On Wed 17-02-21 12:41:36, Tim Chen wrote:
> On a per node basis, the mem cgroup soft limit tree on each node tracks
> how much a cgroup has exceeded its soft limit memory limit and sorts
> the cgroup by its excess usage. On page release, the trees are not
> updated right away, until we have gathered a batch of pages belonging to
> the same cgroup. This reduces the frequency of updating the soft limit tree
> and locking of the tree and associated cgroup.
>
> However, the batch of pages could contain pages from multiple nodes but
> only the soft limit tree from one node would get updated. Change the
> logic so that we update the tree in batch of pages, with each batch of
> pages all in the same mem cgroup and memory node.

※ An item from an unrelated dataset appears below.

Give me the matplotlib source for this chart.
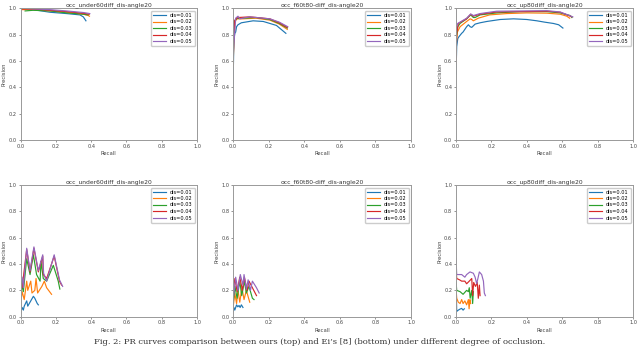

An update is issued for
> the batch of pages of a node collected till now whenever we encounter
> a page belonging to a different node. Note that this batching for
> the same node logic is only relevant for v1 cgroup that has a memory
> soft limit.

Let me paste the discussion related to this patch from other reply:
> >> For patch 3 regarding the uncharge_batch, it
> >> is more of an observation that we should uncharge in batch of same node
> >> and not prompted by actual workload.
> >> Thinking more about this, the worst that could happen
> >> is we could have some entries in the soft limit tree that overestimate
> >> the memory used. The worst that could happen is a soft page reclaim
> >> on that cgroup. The overhead from extra memcg event update could
> >> be more than a soft page reclaim pass. So let's drop patch 3
> >> for now.
> >
> > I would still prefer to handle that in the soft limit reclaim path and
> > check each memcg for the soft limit reclaim excess before the reclaim.
> >
>
> Something like this?
>
> diff --git a/mm/memcontrol.c b/mm/memcontrol.c
> index 8bddee75f5cb..b50cae3b2a1a 100644
> --- a/mm/memcontrol.c
> +++ b/mm/memcontrol.c
> @@ -3472,6 +3472,14 @@ unsigned long mem_cgroup_soft_limit_reclaim(pg_data_t *pgdat, int order,
> if (!mz)
> break;
>
> + /*
> + * Soft limit tree is updated based on memcg events sampling.
> + * We could have missed some updates on page uncharge and
> + * the cgroup is below soft limit. Skip useless soft reclaim.
> + */
> + if (!soft_limit_excess(mz->memcg))
> + continue;
> +
> nr_scanned = 0;
> reclaimed = mem_cgroup_soft_reclaim(mz->memcg, pgdat,

Yes I meant something like this but then I have looked more closely and
this shouldn't be needed afterall. __mem_cgroup_largest_soft_limit_node
already does all the work
if (!soft_limit_excess(mz->memcg) ||
!css_tryget(&mz->memcg->css))
goto retry;
so this shouldn't really happen.
--
Michal Hocko
SUSE Labs